## [Data to use]
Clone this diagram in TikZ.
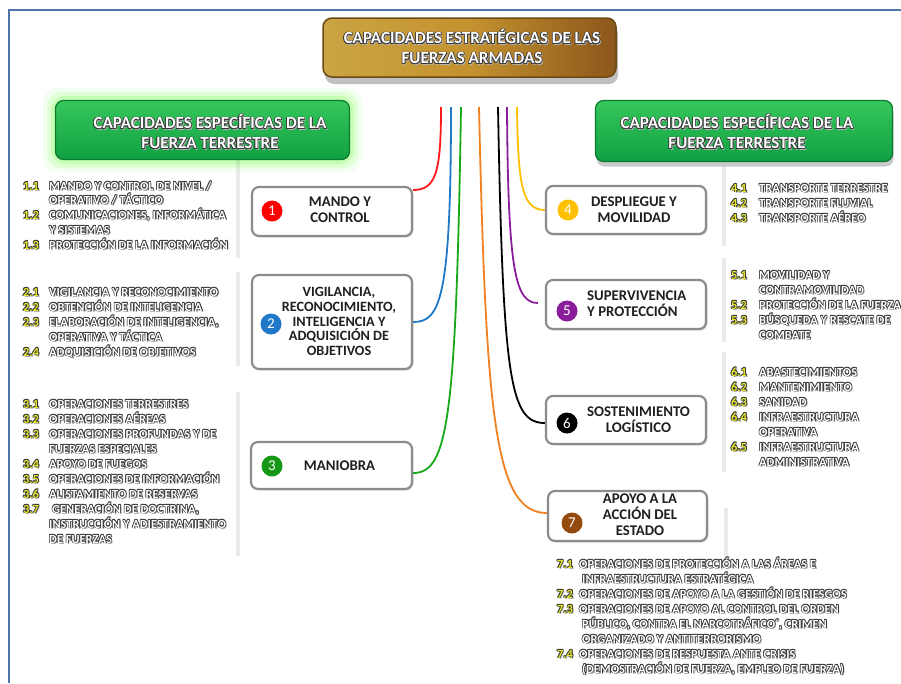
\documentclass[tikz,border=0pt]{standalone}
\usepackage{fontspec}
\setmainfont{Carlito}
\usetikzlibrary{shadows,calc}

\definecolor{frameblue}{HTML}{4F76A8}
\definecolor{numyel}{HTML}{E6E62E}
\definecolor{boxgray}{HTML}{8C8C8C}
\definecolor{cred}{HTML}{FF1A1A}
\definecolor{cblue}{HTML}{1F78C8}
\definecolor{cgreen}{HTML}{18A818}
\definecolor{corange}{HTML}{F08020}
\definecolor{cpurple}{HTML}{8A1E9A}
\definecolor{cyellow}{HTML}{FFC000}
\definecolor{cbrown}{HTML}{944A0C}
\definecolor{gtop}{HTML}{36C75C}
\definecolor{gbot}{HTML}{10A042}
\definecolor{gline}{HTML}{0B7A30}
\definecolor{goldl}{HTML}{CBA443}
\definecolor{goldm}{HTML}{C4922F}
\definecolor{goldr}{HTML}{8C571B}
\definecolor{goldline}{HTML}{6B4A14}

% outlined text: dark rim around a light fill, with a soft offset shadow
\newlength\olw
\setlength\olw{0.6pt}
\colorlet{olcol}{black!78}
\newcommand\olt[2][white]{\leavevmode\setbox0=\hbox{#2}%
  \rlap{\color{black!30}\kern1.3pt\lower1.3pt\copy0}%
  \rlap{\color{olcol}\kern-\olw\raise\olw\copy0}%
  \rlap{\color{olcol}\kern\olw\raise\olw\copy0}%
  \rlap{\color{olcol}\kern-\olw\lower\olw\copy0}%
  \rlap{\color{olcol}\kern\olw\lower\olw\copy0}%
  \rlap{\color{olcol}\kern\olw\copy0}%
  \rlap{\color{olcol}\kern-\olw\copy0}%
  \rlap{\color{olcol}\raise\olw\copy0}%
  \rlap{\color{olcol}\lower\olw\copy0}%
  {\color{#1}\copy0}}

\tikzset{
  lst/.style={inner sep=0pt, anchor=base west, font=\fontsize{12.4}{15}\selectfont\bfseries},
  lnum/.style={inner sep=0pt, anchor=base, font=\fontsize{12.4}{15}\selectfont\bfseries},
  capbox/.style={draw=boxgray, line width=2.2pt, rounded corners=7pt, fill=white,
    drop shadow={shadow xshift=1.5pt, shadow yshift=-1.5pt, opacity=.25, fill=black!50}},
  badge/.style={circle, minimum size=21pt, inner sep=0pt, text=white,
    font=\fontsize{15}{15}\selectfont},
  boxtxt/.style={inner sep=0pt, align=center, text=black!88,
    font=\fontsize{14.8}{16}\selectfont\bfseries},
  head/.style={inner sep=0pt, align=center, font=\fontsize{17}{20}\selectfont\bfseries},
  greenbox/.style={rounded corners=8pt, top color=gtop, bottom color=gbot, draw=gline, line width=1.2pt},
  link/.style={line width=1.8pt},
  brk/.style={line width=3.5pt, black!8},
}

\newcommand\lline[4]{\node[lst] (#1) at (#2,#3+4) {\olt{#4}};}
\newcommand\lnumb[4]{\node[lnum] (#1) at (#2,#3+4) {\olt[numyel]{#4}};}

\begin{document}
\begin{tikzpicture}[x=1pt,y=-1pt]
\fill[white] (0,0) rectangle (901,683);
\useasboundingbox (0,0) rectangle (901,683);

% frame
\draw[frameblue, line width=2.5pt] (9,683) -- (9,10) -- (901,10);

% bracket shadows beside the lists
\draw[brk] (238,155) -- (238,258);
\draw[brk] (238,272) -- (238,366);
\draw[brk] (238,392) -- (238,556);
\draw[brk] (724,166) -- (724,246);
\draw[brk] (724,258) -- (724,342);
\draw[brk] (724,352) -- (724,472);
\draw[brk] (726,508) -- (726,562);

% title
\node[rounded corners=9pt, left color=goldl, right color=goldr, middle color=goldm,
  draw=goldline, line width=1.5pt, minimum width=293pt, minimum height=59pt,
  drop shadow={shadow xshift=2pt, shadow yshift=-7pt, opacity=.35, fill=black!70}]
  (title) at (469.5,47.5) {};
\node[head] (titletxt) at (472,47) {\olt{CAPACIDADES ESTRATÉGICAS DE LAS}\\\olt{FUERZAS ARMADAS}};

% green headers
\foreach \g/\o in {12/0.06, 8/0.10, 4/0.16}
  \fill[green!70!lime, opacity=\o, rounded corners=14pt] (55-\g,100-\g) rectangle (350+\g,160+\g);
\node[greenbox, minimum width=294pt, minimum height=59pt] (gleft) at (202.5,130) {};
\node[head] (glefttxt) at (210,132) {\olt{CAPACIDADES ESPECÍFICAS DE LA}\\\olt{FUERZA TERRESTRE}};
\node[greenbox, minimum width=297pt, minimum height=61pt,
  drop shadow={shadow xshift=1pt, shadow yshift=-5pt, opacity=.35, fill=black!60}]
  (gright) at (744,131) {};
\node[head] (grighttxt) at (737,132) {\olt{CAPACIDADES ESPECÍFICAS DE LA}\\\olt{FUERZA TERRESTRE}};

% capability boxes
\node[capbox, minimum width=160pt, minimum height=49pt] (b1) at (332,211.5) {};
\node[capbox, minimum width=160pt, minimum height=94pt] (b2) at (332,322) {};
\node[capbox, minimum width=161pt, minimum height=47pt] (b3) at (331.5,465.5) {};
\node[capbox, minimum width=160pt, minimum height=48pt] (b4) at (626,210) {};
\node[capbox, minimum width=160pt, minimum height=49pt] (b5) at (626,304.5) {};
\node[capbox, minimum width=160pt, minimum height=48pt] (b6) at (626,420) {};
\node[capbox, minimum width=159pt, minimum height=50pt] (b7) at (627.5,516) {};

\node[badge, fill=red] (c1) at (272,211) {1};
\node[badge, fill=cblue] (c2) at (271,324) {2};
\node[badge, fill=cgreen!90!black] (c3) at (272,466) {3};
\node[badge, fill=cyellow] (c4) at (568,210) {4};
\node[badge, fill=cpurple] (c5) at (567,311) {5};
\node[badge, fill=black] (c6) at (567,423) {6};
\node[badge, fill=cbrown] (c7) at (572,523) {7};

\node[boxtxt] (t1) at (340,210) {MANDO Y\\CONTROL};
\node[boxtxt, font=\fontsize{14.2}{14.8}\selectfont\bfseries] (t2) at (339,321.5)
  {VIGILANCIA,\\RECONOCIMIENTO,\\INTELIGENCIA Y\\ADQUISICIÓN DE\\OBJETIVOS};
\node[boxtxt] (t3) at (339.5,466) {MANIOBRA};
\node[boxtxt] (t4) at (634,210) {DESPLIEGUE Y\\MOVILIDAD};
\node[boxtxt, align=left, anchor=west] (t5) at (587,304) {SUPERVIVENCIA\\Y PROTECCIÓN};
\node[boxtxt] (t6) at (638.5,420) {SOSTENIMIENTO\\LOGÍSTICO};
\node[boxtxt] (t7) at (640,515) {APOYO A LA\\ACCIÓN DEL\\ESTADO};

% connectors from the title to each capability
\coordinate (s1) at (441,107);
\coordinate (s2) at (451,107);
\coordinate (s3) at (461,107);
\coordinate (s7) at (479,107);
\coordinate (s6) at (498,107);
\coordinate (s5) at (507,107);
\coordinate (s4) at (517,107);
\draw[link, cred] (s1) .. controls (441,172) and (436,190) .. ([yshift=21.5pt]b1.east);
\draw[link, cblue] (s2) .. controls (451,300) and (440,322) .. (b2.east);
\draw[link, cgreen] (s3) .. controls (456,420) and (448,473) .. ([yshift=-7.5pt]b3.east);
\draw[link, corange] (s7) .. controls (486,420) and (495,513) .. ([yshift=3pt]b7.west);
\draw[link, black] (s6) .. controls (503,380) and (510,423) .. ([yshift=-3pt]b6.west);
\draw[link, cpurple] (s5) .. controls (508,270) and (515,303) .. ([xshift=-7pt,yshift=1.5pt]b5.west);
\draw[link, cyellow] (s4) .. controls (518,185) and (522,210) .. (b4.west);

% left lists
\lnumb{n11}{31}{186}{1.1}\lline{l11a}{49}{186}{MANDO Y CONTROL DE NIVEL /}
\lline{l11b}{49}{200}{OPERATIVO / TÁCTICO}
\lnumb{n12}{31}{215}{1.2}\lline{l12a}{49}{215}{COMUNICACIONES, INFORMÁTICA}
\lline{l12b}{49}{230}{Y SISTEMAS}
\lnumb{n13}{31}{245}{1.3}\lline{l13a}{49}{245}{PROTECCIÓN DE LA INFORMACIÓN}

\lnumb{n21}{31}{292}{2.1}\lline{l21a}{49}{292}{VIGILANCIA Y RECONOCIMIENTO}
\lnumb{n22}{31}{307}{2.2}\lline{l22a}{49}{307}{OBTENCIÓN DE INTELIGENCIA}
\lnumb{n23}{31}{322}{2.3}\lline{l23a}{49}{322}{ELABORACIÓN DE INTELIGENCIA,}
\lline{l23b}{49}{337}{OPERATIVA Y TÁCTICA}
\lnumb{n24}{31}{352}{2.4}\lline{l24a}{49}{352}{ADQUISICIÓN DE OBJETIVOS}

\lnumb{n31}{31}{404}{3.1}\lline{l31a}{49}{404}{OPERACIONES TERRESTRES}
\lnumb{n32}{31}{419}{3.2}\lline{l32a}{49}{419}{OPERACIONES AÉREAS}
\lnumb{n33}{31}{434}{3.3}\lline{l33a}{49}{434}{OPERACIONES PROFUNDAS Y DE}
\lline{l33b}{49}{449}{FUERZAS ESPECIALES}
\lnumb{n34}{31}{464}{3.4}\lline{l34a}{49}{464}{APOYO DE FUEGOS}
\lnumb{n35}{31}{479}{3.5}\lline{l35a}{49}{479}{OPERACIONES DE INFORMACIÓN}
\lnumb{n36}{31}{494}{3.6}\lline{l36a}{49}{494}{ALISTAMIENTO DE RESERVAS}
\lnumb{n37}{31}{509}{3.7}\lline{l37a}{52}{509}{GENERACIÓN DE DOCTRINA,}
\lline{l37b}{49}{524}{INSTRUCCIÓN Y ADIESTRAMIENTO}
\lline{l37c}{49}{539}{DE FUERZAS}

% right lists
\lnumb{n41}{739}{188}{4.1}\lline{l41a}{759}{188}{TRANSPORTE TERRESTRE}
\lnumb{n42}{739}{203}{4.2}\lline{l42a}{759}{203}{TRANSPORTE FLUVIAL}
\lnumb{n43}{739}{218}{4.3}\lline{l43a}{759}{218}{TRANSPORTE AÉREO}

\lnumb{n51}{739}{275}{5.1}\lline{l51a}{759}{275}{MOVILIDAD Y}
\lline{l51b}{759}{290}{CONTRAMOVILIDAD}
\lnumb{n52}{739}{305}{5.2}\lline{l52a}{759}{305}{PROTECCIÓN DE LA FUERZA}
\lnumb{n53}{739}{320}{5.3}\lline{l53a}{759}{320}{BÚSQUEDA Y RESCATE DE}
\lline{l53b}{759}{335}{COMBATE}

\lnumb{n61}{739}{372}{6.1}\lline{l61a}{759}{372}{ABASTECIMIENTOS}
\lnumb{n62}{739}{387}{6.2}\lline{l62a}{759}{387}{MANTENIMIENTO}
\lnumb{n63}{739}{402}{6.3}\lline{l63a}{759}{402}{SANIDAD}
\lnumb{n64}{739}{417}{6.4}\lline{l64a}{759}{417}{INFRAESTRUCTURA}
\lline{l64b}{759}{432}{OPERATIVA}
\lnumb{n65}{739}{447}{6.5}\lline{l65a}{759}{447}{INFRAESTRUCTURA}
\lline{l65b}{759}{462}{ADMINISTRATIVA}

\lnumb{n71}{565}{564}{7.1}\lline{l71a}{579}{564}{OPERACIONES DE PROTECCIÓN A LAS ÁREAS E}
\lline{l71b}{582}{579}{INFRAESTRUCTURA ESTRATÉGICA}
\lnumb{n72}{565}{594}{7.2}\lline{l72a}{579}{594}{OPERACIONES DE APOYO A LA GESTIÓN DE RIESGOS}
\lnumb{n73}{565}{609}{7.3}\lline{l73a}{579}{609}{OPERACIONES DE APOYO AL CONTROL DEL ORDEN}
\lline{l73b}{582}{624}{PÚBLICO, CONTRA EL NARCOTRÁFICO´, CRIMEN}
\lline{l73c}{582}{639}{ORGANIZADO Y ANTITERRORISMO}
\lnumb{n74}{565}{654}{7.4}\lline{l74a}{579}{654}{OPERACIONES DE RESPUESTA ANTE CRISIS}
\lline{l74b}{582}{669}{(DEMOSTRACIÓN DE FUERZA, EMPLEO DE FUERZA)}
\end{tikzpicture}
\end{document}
==
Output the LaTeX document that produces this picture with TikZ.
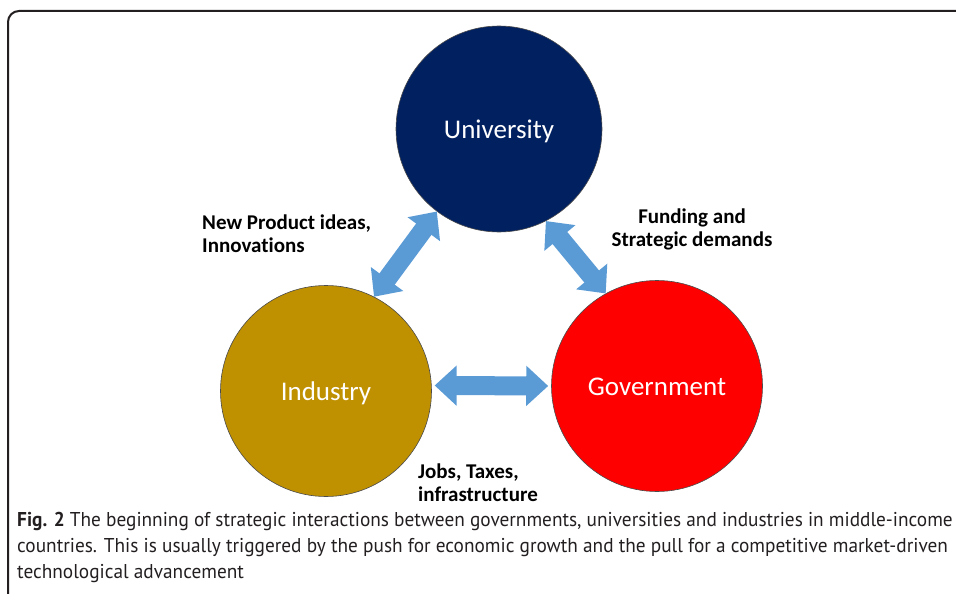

## [Task objective]
Copy out each line of the records where the string "this" appears.

## [Output of the exercise]
Clone this diagram in TikZ.
Output the LaTeX document that produces this picture with TikZ.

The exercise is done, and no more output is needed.